Seminole Tribe of Florida v. Florida, 116 S. Ct. 1114, 1130 (1996).
This remarkable passage is found three-quarters of the way through
the majority opinion for the Court in Seminole Tribe, but it should
not be overlooked. Even outside the context of the case, the statement
is astonishing: One would have thought that the Framers of constitutional
language, as well as those ratifying that language, might -- just
might -- have "imagined" or "dreamed" that the
text could be given a literal interpretation.
But within the context of Seminole Tribe, the assertion goes beyond
the astonishing to the ironic. If there is a proper charge of blindness
in this case, it surely runs against the majority, for the result
in Seminole Tribe can be reached only by covering one's eyes to
the words written into the Eleventh Amendment. Moreover, this example
of atextual constitutional decisionmaking has been delivered to
the nation by Justices who, to their credit, have generally been
faithful to the principle of strict fidelity to constitutional text.

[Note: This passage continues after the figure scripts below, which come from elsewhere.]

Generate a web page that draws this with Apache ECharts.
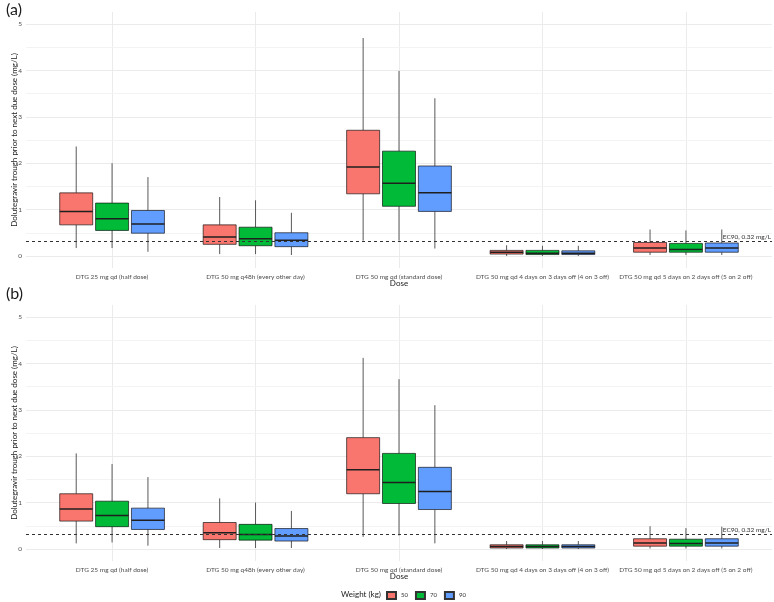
<!DOCTYPE html>
<html>
<head>
<meta charset="utf-8">
<script src="https://cdn.jsdelivr.net/npm/echarts@6/dist/echarts.min.js"></script>
<style>
  html, body { margin: 0; padding: 0; background: #fff; }
  #chart { width: 774px; height: 602px; }
</style>
</head>
<body>
<div id="chart"></div>
<script>
const doses = [
  'DTG 25 mg qd (half dose)',
  'DTG 50 mg q48h (every other day)',
  'DTG 50 mg qd (standard dose)',
  'DTG 50 mg qd 4 days on 3 days off (4 on 3 off)',
  'DTG 50 mg qd 5 days on 2 days off (5 on 2 off)'
]
const weights = ['50', '70', '90']
const colors = ['#F8766D', '#00BA38', '#619CFF']
const ec90 = 0.32
const minorBreaks = [0.5, 1.5, 2.5, 3.5, 4.5]

// each row: [lower whisker, Q1, median, Q3, upper whisker], one row per dose
const panelA50 = [[0.17, 0.67, 0.96, 1.36, 2.36], [0.04, 0.25, 0.41, 0.67, 1.27], [0.33, 1.34, 1.92, 2.71, 4.70], [0.00, 0.04, 0.08, 0.12, 0.23], [0.02, 0.08, 0.17, 0.29, 0.57]]
const panelA70 = [[0.17, 0.55, 0.80, 1.14, 2.00], [0.04, 0.22, 0.37, 0.62, 1.20], [0.33, 1.07, 1.57, 2.26, 3.99], [0.00, 0.03, 0.06, 0.12, 0.22], [0.02, 0.08, 0.14, 0.27, 0.55]]
const panelA90 = [[0.09, 0.49, 0.69, 0.98, 1.70], [0.02, 0.20, 0.34, 0.50, 0.93], [0.16, 0.96, 1.36, 1.94, 3.40], [0.00, 0.03, 0.06, 0.11, 0.22], [0.02, 0.08, 0.17, 0.28, 0.57]]
const panelB50 = [[0.12, 0.60, 0.86, 1.19, 2.06], [0.02, 0.20, 0.35, 0.57, 1.09], [0.26, 1.19, 1.71, 2.40, 4.12], [0.00, 0.02, 0.05, 0.09, 0.17], [0.01, 0.06, 0.13, 0.22, 0.49]]
const panelB70 = [[0.14, 0.48, 0.72, 1.03, 1.83], [0.02, 0.19, 0.31, 0.53, 1.00], [0.29, 0.98, 1.43, 2.06, 3.66], [0.00, 0.02, 0.05, 0.09, 0.17], [0.01, 0.06, 0.12, 0.21, 0.45]]
const panelB90 = [[0.07, 0.42, 0.62, 0.88, 1.55], [0.02, 0.17, 0.28, 0.44, 0.82], [0.12, 0.85, 1.24, 1.76, 3.10], [0.00, 0.02, 0.05, 0.09, 0.17], [0.01, 0.06, 0.13, 0.22, 0.48]]

const panels = [[panelA50, panelA70, panelA90], [panelB50, panelB70, panelB90]]
const font = 'Lato'

function boxRenderer(g) {
  return function (params, api) {
    const x = api.value(0)
    const band = api.size([1, 0])[0]
    const cx = api.coord([x, 0])[0] + (g - 1) * band * 0.25
    const w = band * 0.23
    const y = (i) => api.coord([x, api.value(i)])[1]
    const low = y(1), q1 = y(2), med = y(3), q3 = y(4), high = y(5)
    const whisker = { stroke: '#595959', lineWidth: 1 }
    return {
      type: 'group',
      children: [
        { type: 'line', shape: { x1: cx, y1: high, x2: cx, y2: q3 }, style: whisker },
        { type: 'line', shape: { x1: cx, y1: q1, x2: cx, y2: low }, style: whisker },
        { type: 'rect', shape: { x: cx - w / 2, y: q3, width: w, height: q1 - q3 },
          style: { fill: colors[g], stroke: 'rgba(0,0,0,0.62)', lineWidth: 1 } },
        { type: 'line', shape: { x1: cx - w / 2, y1: med, x2: cx + w / 2, y2: med },
          style: { stroke: '#1f1f1f', lineWidth: 1.5 } }
      ]
    }
  }
}

let grids = [
  { left: 26, right: 2, top: 12, height: 256, containLabel: false, outerBoundsMode: 'none' },
  { left: 26, right: 2, top: 305, height: 256, containLabel: false, outerBoundsMode: 'none' }
]

let xAxes = grids.map((gr, i) => ({
  type: 'value', gridIndex: i, min: 0.4, max: 5.6,
  name: 'Dose', nameLocation: 'middle', nameGap: 11, nameMoveOverlap: false,
  nameTextStyle: { fontFamily: font, fontSize: 8, color: '#1a1a1a' },
  axisLine: { show: false }, axisTick: { show: false },
  axisLabel: {
    fontFamily: font, fontSize: 6.5, color: '#4d4d4d', margin: 5,
    showMinLabel: false, showMaxLabel: false,
    formatter: (v) => Number.isInteger(v) ? doses[v - 1] : ''
  },
  splitLine: { show: true, showMinLine: false, showMaxLine: false, lineStyle: { color: '#ebebeb', width: 1 } }
}))

let yAxes = grids.map((gr, i) => ({
  type: 'value', gridIndex: i, min: -0.26, max: 5.26, splitNumber: 5,
  name: 'Dolutegravir trough prior to next due dose (mg/L)',
  nameLocation: 'middle', nameGap: 8, nameMoveOverlap: false,
  nameTextStyle: { fontFamily: font, fontSize: 8, color: '#1a1a1a' },
  axisLine: { show: false }, axisTick: { show: false },
  axisLabel: { fontFamily: font, fontSize: 6.5, color: '#4d4d4d', margin: 4, showMinLabel: false, showMaxLabel: false },
  splitLine: { show: true, showMinLine: false, showMaxLine: false, lineStyle: { color: '#ebebeb', width: 1 } }
}))

let series = []
panels.forEach((groups, p) => {
  // light minor gridlines behind the boxes
  series.push({
    type: 'line', xAxisIndex: p, yAxisIndex: p, data: [], z: 0, silent: true,
    markLine: {
      symbol: 'none', silent: true, z: 0, label: { show: false },
      lineStyle: { color: '#f3f3f3', width: 1, type: 'solid' },
      data: minorBreaks.map(v => ({ yAxis: v }))
    }
  })
  groups.forEach((rows, g) => {
    let s = {
      type: 'custom', name: weights[g], xAxisIndex: p, yAxisIndex: p,
      itemStyle: { color: colors[g], borderColor: '#333', borderWidth: 1 },
      renderItem: boxRenderer(g),
      encode: { x: 0, y: [1, 2, 3, 4, 5] },
      data: rows.map((r, i) => [i + 1].concat(r)),
      z: 2
    }
    if (g === 2) {
      s.markLine = {
        symbol: 'none', silent: true, z: 5,
        lineStyle: { color: '#333', width: 1, type: [3, 3] },
        label: { show: true, position: 'insideEndTop', distance: 1, formatter: 'EC90, 0.32 mg/L',
          fontFamily: font, fontSize: 6.5, color: '#333' },
        data: [{ yAxis: ec90 }]
      }
    }
    series.push(s)
  })
})

let chart = echarts.init(document.getElementById('chart'), null, { renderer: 'canvas' })
chart.setOption({
  animation: false,
  backgroundColor: '#fff',
  title: [
    { text: '(a)', left: 1, top: -3, textStyle: { fontFamily: font, fontSize: 16, fontWeight: 'normal', color: '#1a1a1a' } },
    { text: '(b)', left: 1, top: 281, textStyle: { fontFamily: font, fontSize: 16, fontWeight: 'normal', color: '#1a1a1a' } },
    { text: 'Weight (kg)', left: 336, top: 585, textStyle: { fontFamily: font, fontSize: 8, fontWeight: 'normal', color: '#1a1a1a' } }
  ],
  legend: {
    data: weights, left: 381, top: 586, icon: 'rect',
    itemWidth: 9, itemHeight: 7, itemGap: 7,
    textStyle: { fontFamily: font, fontSize: 6, color: '#333' }
  },
  grid: grids,
  xAxis: xAxes,
  yAxis: yAxes,
  series: series
})
</script>
</body>
</html>
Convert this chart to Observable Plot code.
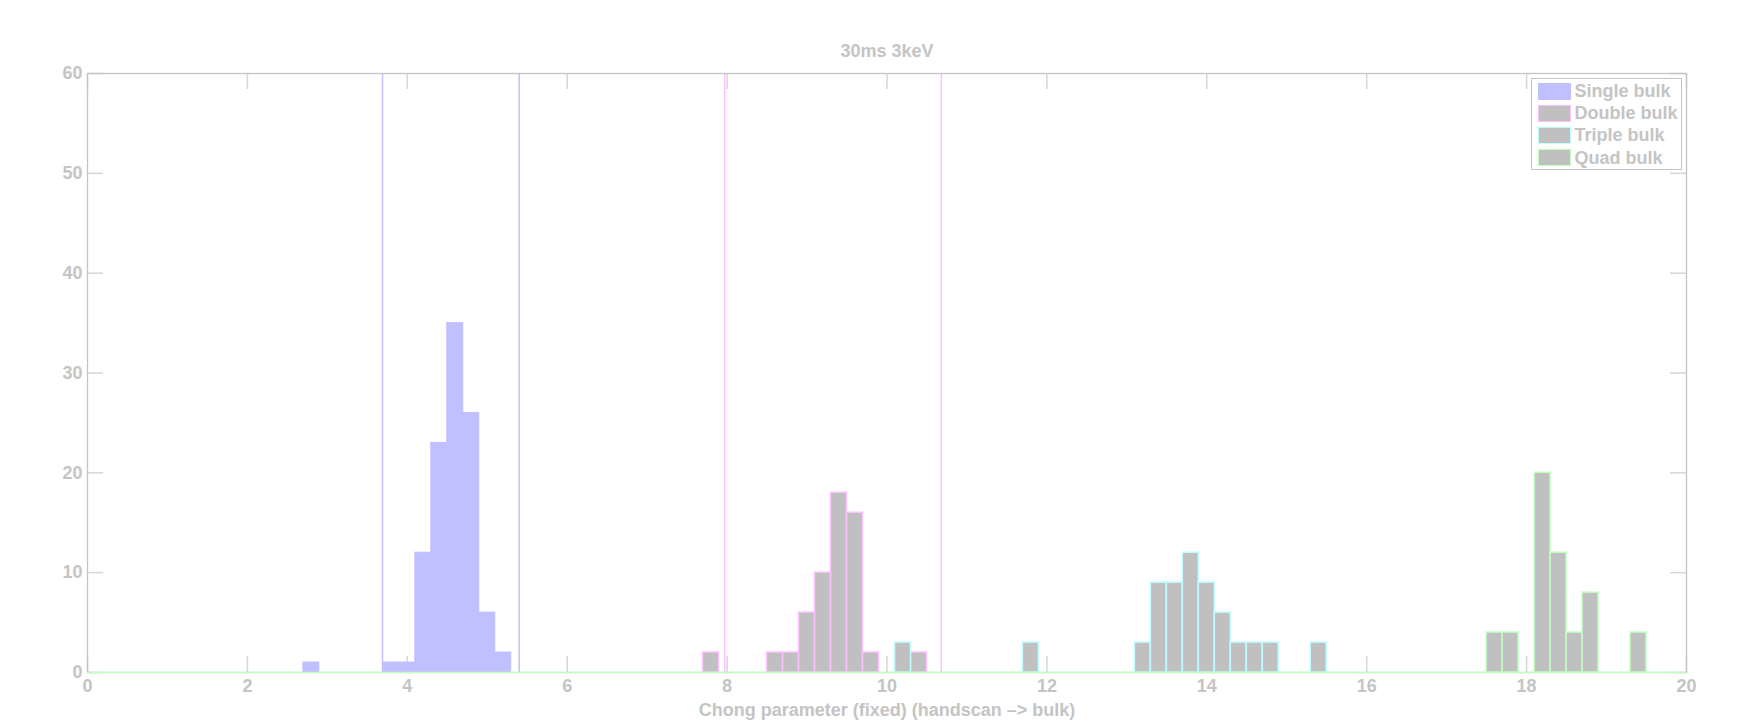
<!DOCTYPE html>
<html>
<head>
<meta charset="utf-8">
<script src="https://cdn.jsdelivr.net/npm/d3@7"></script>
<script src="https://cdn.jsdelivr.net/npm/@observablehq/plot@0.6"></script>
<style>
  body { margin: 0; background: #fff; }
  #wrap { position: relative; width: 1742px; height: 721px; font-family: "Liberation Sans", Arial, Helvetica, sans-serif; font-weight: bold; }
  #legend { position: absolute; left: 1531px; top: 78px; width: 151px; height: 92px; box-sizing: border-box;
            border: 1.5px solid #c4c4c4; background: #fff; padding: 1px 0 0 5.5px; }
  .row { display: flex; align-items: center; height: 22.2px; }
  .sw { width: 33px; height: 17px; box-sizing: border-box; margin-right: 4px; }
  .lab { font-size: 18px; color: #c4c4c4; line-height: 1; white-space: nowrap; }
</style>
</head>
<body>
<div id="wrap"><div id="chart"></div><div id="legend"></div></div>
<script>
// ---- data (histogram bin centres, width 0.2, and counts) ----
const title = "30ms 3keV";
const xLabel = "Chong parameter (fixed) (handscan \u2013> bulk)";
const binWidth = 0.2;
const xTicks = [0, 2, 4, 6, 8, 10, 12, 14, 16, 18, 20];
const yTicks = [0, 10, 20, 30, 40, 50, 60];

const singleCenters = [2.8, 3.8, 4.0, 4.2, 4.4, 4.6, 4.8, 5.0, 5.2];
const singleCounts  = [1, 1, 1, 12, 23, 35, 26, 6, 2];

const doubleCenters = [7.8, 8.6, 8.8, 9.0, 9.2, 9.4, 9.6, 9.8, 10.4];
const doubleCounts  = [2, 2, 2, 6, 10, 18, 16, 2, 2];

const tripleCenters = [10.2, 11.8, 13.2, 13.4, 13.6, 13.8, 14.0, 14.2, 14.4, 14.6, 14.8, 15.4];
const tripleCounts  = [3, 3, 3, 9, 9, 12, 9, 6, 3, 3, 3, 3];

const quadCenters = [17.6, 17.8, 18.2, 18.4, 18.6, 18.8, 19.4];
const quadCounts  = [4, 4, 20, 12, 4, 8, 4];

const singleCuts = [3.69, 5.40];
const doubleCuts = [7.97, 10.68];

const seriesNames = ["Single bulk", "Double bulk", "Triple bulk", "Quad bulk"];
const seriesFill   = ["#c0c0ff", "#c0c0c0", "#c0c0c0", "#c0c0c0"];
const seriesStroke = ["#c0c0ff", "#ffc0ff", "#c0ffff", "#c0ffc0"];

// ---- layout ----
const W = 1742, H = 721;
const mL = 87, mR = 56, mT = 73, mB = 49;
const xDomain = [0, 20], yDomain = [0, 60];
const tickPx = 16;
const tickLenY = tickPx * (yDomain[1] - yDomain[0]) / (H - mT - mB);
const tickLenX = tickPx * (xDomain[1] - xDomain[0]) / (W - mL - mR);
const textColor = "#c4c4c4";
const font = "18px";

function bins(centers, counts) {
  return centers.map((c, i) => ({x1: c - binWidth / 2, x2: c + binWidth / 2, count: counts[i]}));
}
const allBins = [
  bins(singleCenters, singleCounts),
  bins(doubleCenters, doubleCounts),
  bins(tripleCenters, tripleCounts),
  bins(quadCenters, quadCounts)
];

const barMarks = allBins.map((b, i) => Plot.rectY(b, {
  x1: "x1", x2: "x2", y1: 0, y2: "count",
  fill: seriesFill[i], stroke: seriesStroke[i], strokeWidth: i === 0 ? 1 : 1.5
}));

const chart = Plot.plot({
  width: W, height: H,
  marginLeft: mL, marginRight: mR, marginTop: mT, marginBottom: mB,
  style: {fontFamily: '"Liberation Sans", Arial, Helvetica, sans-serif', fontWeight: "bold", fontSize: font, color: textColor, background: "#fff"},
  x: {domain: xDomain, axis: null},
  y: {domain: yDomain, axis: null},
  marks: [
    // ticks on all four sides, pointing inwards
    Plot.ruleX(xTicks, {x: d => d, y1: yDomain[0], y2: yDomain[0] + tickLenY, stroke: "#d6d6d6", strokeWidth: 1.5}),
    Plot.ruleX(xTicks, {x: d => d, y1: yDomain[1], y2: yDomain[1] - tickLenY, stroke: "#d6d6d6", strokeWidth: 1.5}),
    Plot.ruleY(yTicks, {y: d => d, x1: xDomain[0], x2: xDomain[0] + tickLenX, stroke: "#d6d6d6", strokeWidth: 1.5}),
    Plot.ruleY(yTicks, {y: d => d, x1: xDomain[1], x2: xDomain[1] - tickLenX, stroke: "#d6d6d6", strokeWidth: 1.5}),
    ...barMarks,
    Plot.ruleX(singleCuts, {x: d => d, stroke: seriesStroke[0], strokeWidth: 1.5}),
    Plot.ruleX(doubleCuts, {x: d => d, stroke: seriesStroke[1], strokeWidth: 1.5}),
    Plot.frame({stroke: "#c4c4c4", strokeWidth: 1.3}),
    Plot.ruleY([0], {y: d => d, x1: xDomain[0], x2: xDomain[1], stroke: seriesStroke[3], strokeWidth: 1.5}),
    Plot.axisX(xTicks, {anchor: "bottom", tickSize: 0, tickPadding: 7, label: null, fill: textColor, fontSize: font, fontWeight: "bold"}),
    Plot.axisY(yTicks, {anchor: "left", tickSize: 0, tickPadding: 5, label: null, fill: textColor, fontSize: font, fontWeight: "bold"}),
    Plot.text([title], {text: d => d, frameAnchor: "top", lineAnchor: "top", dy: -29, fill: textColor, fontSize: font, fontWeight: "bold"}),
    Plot.text([xLabel], {text: d => d, frameAnchor: "bottom", lineAnchor: "top", dy: 31, fill: textColor, fontSize: font, fontWeight: "bold"})
  ]
});
document.getElementById("chart").appendChild(chart);

// legend
const legend = document.getElementById("legend");
seriesNames.forEach((name, i) => {
  const row = document.createElement("div");
  row.className = "row";
  const sw = document.createElement("div");
  sw.className = "sw";
  sw.style.background = seriesFill[i];
  sw.style.border = `1.5px solid ${seriesStroke[i]}`;
  const lab = document.createElement("span");
  lab.className = "lab";
  lab.textContent = name;
  row.appendChild(sw);
  row.appendChild(lab);
  legend.appendChild(row);
});
</script>
</body>
</html>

The litigation that would lead to the unfortunate Seminole Tribe
decision began as a dispute over gambling. In 1987, the Supreme
Court held in California v. Cabazon Band of Mission Indians, 480
U.S. 202 (1987), that in many circumstances States lacked jurisdiction
to regulate gambling on Indian reservations, although Congress could
grant States such jurisdiction if it so chose. Responding to the
decision in Cabazon, Congress in 1988 enacted the Indian Gaming
Regulatory Act, which struck a compromise: Indians could still have
gambling on their reservations but, for many types of wagering (casino
games, lotteries, slot machines, etc.), a tribe must first enter
into a compact with the relevant State. The compact negotiation
process was intended to give States some power to control Indian
gambling where otherwise, under Cabazon, they would have none. See
116 S. Ct. at 1124 ("It is true enough that the Act extends
to the States a power withheld from them by the Constitution.").
The Indian Gaming Act required States to negotiate gaming compacts
in good faith, and the Seminole Indians believed that Florida was
violating this requirement. The Tribe thus brought suit against
the State, which sought dismissal of the action based on the Eleventh
Amendment.
At the Supreme Court, all Justices agreed on two points: First,
Congress clearly expressed an intent in the Gaming Act to subject
States to suit in federal court. Second, unless overruled, the Court's
prior decision Pennsylvania v. Union Gas Co., 491 U.S. 1 (1989),
which held that the Eleventh Amendment did not bar Congress from
exercising its power under the Interstate Commerce Clause to create
a cause of action against a State, would dictate a loss for the
State. (The majority rejected the Eleventh Circuit's attempt to
distinguish Union Gas on the ground that the Gaming Act was enacted
under the Indian Commerce Clause, not the Interstate Commerce Clause.
"If anything," the majority noted, "the Indian Commerce
Clause accomplishes a greater transfer of power from the States
to the Federal Government than does the Interstate Commerce Clause."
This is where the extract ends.